Daniel Pipes - O país está dividido em três partes. O regime controla uma área, os rebeldes têm outra e, por fim, há uma região sob o domínio dos curdos. A Síria vai continuar assim por algum tempo. Se o regime do Irã cair, se a Rússia mudar de lado ou se o Ocidente se envolver, pode haver mudanças. Caso contrário, o país vai continuar divido.

Como no passado, durante o mandato francês (1920-1946)?

É uma versão diferente do que houve durante o mandato francês. Mas sim, a Síria foi e continua a ser uma criação artificial. O Estado sírio sempre foi frágil, como o Iraque, a Jordânia e o Líbano. Esses Estados não são naturais.

Estamos diante de uma mudança nas fronteiras desses países?

É possível. A mudança mais dramática seria, nesse caso, a emergência de um Estado curdo. Já temos um território curdo no Iraque e outro na Síria. Pode haver áreas curdas também na Turquia e no Irã, no futuro.

Uma divisão informal ou um Estado propriamente dito?

Informal, o que não seria uma novidade no Oriente Médio. Por exemplo, a região curda do Iraque é uma espécie de administração informal, um território autônomo. Em muitas partes do Oriente Médio, há condições caóticas, sem um reconhecimento formal.

O sr. diria que o conceito de Estado era alienígena à região, quando esses países foram criados?

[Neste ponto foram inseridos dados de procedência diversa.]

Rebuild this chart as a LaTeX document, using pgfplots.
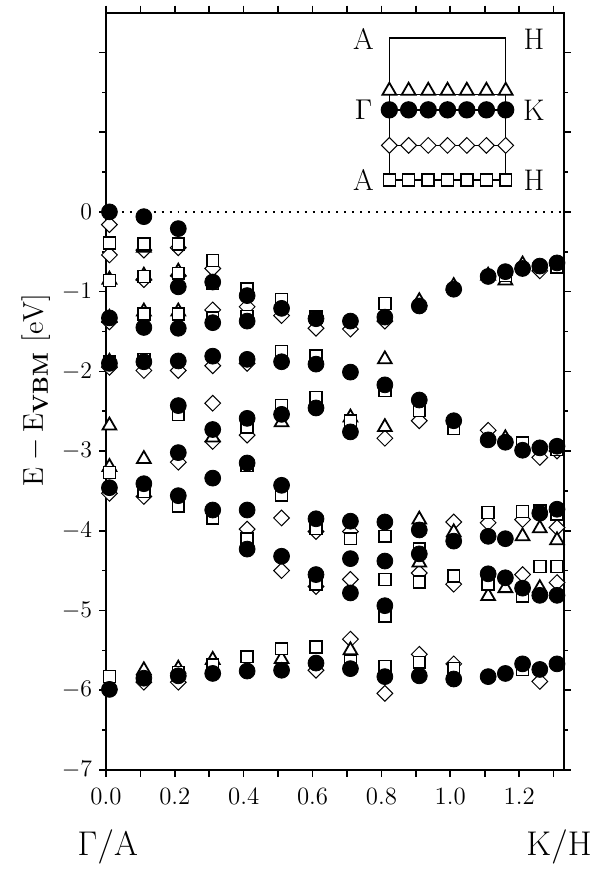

Acho que o problema real não é a divisão, mas o fato de que tiranos lideraram esses países por décadas. As pessoas estão cansadas e querem alguma coisa outra. Por isso temos visto insurgência da Tunísia ao Bahrein.

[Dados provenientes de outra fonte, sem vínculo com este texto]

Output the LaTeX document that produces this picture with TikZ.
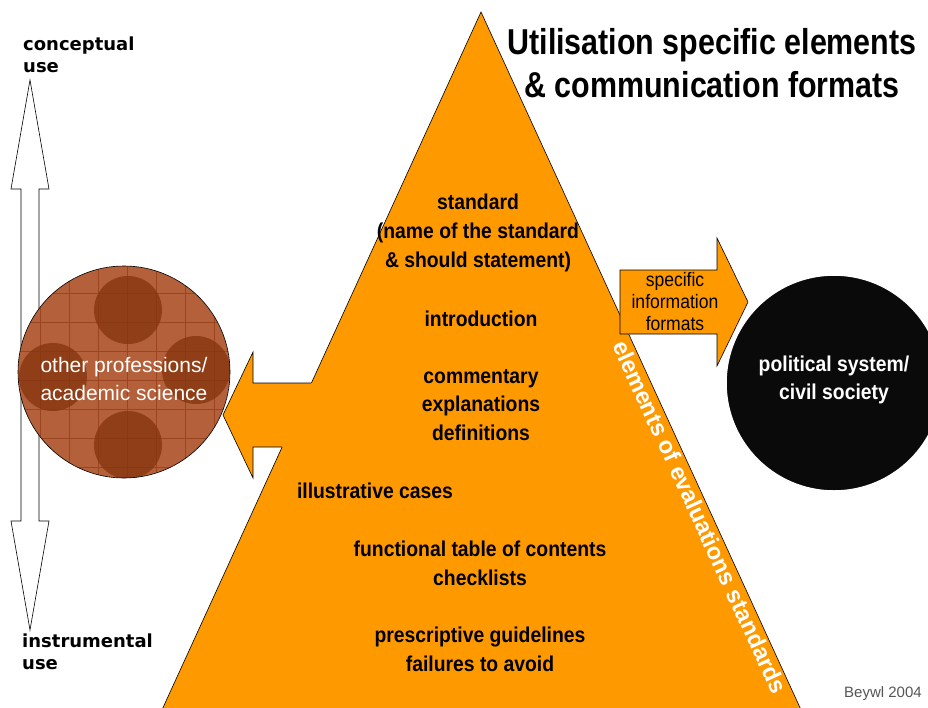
\documentclass[tikz,border=0pt]{standalone}
\usepackage{fontspec}
\setmainfont{Liberation Sans}
\newfontfamily\narrow[FakeStretch=0.9]{Liberation Sans}
\newfontfamily\narrowt[FakeStretch=0.845]{Liberation Sans}
\newfontfamily\verd{DejaVu Sans}
\definecolor{orng}{HTML}{FF9900}
\definecolor{brownc}{HTML}{B4603A}
\definecolor{brownd}{HTML}{86360F}
\definecolor{browngrid}{HTML}{9A4420}
\definecolor{blk}{HTML}{0A0A0A}
\definecolor{greytxt}{HTML}{555555}
\tikzset{
  outl/.style={line width=0.6pt, draw=black},
  bodytxt/.style={font=\narrow\bfseries\fontsize{21.5}{28.8}\selectfont, align=center, text=black, inner sep=0pt},
  sidelabel/.style={font=\verd\bfseries\fontsize{18}{22}\selectfont, align=left, inner sep=0pt, anchor=north west},
}
\begin{document}
\begin{tikzpicture}[x=1pt,y=-1pt]
\useasboundingbox (0,0) rectangle (928,707);

% vertical double arrow
\draw[outl, fill=white] (30,80) -- (49,189) -- (39,189) -- (39,521) -- (49,521) -- (30,630)
  -- (11,521) -- (21,521) -- (21,189) -- (11,189) -- cycle;
\node[sidelabel] (conc) at (23,37) {conceptual\\use};
\node[sidelabel] (instr) at (22,634) {instrumental\\use};

% pyramid
\fill[orng] (481,12) -- (802,712) -- (161,712) -- cycle;
\draw[outl] (161,712) -- (481,12) -- (802,712);

% left arrow
\fill[orng] (223,415) -- (253,352) -- (253,383) -- (320,383) -- (320,447) -- (253,447) -- (253,478) -- cycle;
\draw[outl] (311,383) -- (253,383) -- (253,352) -- (223,415) -- (253,478) -- (253,447) -- (282,447);

% brown circle
\begin{scope}
  \clip (124,372) circle (106);
  \fill[brownc] (124,372) circle (106);
  \foreach \g in {0,...,9} {
    \draw[browngrid, line width=0.5pt] (11+29*\g, 260) -- (11+29*\g, 490);
    \draw[browngrid, line width=0.5pt] (10, 264+29*\g) -- (240, 264+29*\g);
  }
  \fill[brownd, opacity=0.8] (128,310) circle (34);
  \fill[brownd, opacity=0.8] (128,445) circle (34);
  \fill[brownd, opacity=0.8] (53,377) circle (34);
  \fill[brownd, opacity=0.8] (196,370) circle (34);
\end{scope}
\draw[outl] (124,372) circle (106);
\node[font=\fontsize{21}{28}\selectfont, text=white, align=center, inner sep=0pt] (prof) at (124,379) {other professions/\\academic science};

% right arrow
\draw[outl, fill=orng] (620,270) -- (717,270) -- (717,238) -- (748,302) -- (717,366) -- (717,334) -- (620,334) -- cycle;
\node[font=\narrow\fontsize{19.5}{22}\selectfont, align=center, inner sep=0pt] (fmt) at (675,302) {specific\\information\\formats};

% black circle
\draw[fill=blk, draw=white, line width=1.5pt] (834,383) circle (108);
\node[font=\narrow\bfseries\fontsize{21.5}{28}\selectfont, text=white, align=center, inner sep=0pt] (pol) at (834,380) {political system/\\civil society};

% title
\node[font=\narrowt\bfseries\fontsize{36}{43}\selectfont, align=center, inner sep=0pt] (title) at (712,63) {Utilisation specific elements\\\& communication formats};

% pyramid texts
\node[bodytxt] (std) at (478,233) {standard\\(name of the standard\\\& should statement)};
\node[bodytxt] (intro) at (481,319) {introduction};
\node[bodytxt] (comm) at (481,405) {commentary\\explanations\\definitions};
\node[bodytxt] (ill) at (375,491) {illustrative cases};
\node[bodytxt] (func) at (480,563) {functional table of contents\\checklists};
\node[bodytxt] (pres) at (480,649) {prescriptive guidelines\\failures to avoid};

% side label
\node[font=\bfseries\fontsize{23.5}{26}\selectfont, text=white, rotate=-65.35, inner sep=0pt] (elem) at (700,517) {elements of evaluations standards};

% credit
\node[font=\fontsize{15}{17}\selectfont, text=greytxt, inner sep=0pt] (cred) at (883,694) {Beywl 2004};
\end{tikzpicture}
\end{document}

Mas, em alguns países, a situação parece ter piorado. O Egito vive uma crise democrática, por exemplo.

A insurgência é necessária. É melhor que tenha começado agora do que depois. Seria melhor há dez anos, mas não foi. Os resultados parecem ruins, às vezes horríveis, mas acho que derrubar tiranos é um processo pelo qual o Oriente Médio precisa passar.

Como os alauitas tomaram o poder na Síria, sendo uma minoria?

O poder colonial francês encorajou grupos não sunitas a tomar parte no Exército. Assim, os alauitas [11% da população síria] ganharam uma presença desproporcional nas Forças Armadas.

Além disso, eles tinham também presença desproporcional no partido hoje governista Baath, e em 1966 eles tomaram o poder, liderando o país por meio século. A ira dos sunitas [74% no país] cresceu e cresceu.

Uma minoria governando a maioria, como no Iraque?

Sim, mas o oposto. A diferença é que, no Iraque, sunitas lideraram o país. Na Síria, eles foram liderados. Mas sunitas têm uma expectativa histórica de que eles têm de estar no poder. Por isso, a angústia na Síria é ainda maior.

Historicamente, xiitas estiveram sob o controle dos sunitas. Assim, o cenário iraquiano era uma situação normal, na região. A Síria, por sua vez, é uma circunstância inesperada.

Os EUA vão intervir na Síria?

Não acho que a intervenção, se ocorrer, será grande. Barack Obama foi eleito em parte para encerrar o envolvimento americano no Oriente Médio. A participação nesses conflitos é impopular. Além disso, no caso da Síria, não há ninguém por quem lutar. Os rebeldes são tão horríveis quanto o regime.

Depois da invasão do Iraque (2003), vista por alguns como um fracasso, a perspectiva para intervenções no Oriente Médio mudou?

Eu não diria que a invasão do Iraque foi um fracasso. Livrar o país do ex-ditador Saddam Hussein foi um benefício regional, mesmo com os problemas que surgiram depois [o país vive, hoje, violento conflito sectário]. Mas o mais importante é que tanto o regime quanto os rebeldes na Síria são extremamente repulsivos ao Ocidente.

O Ocidente não está mais próximo dos rebeldes do que do regime?

Sim, mas não o suficiente para representar uma diferença significativa.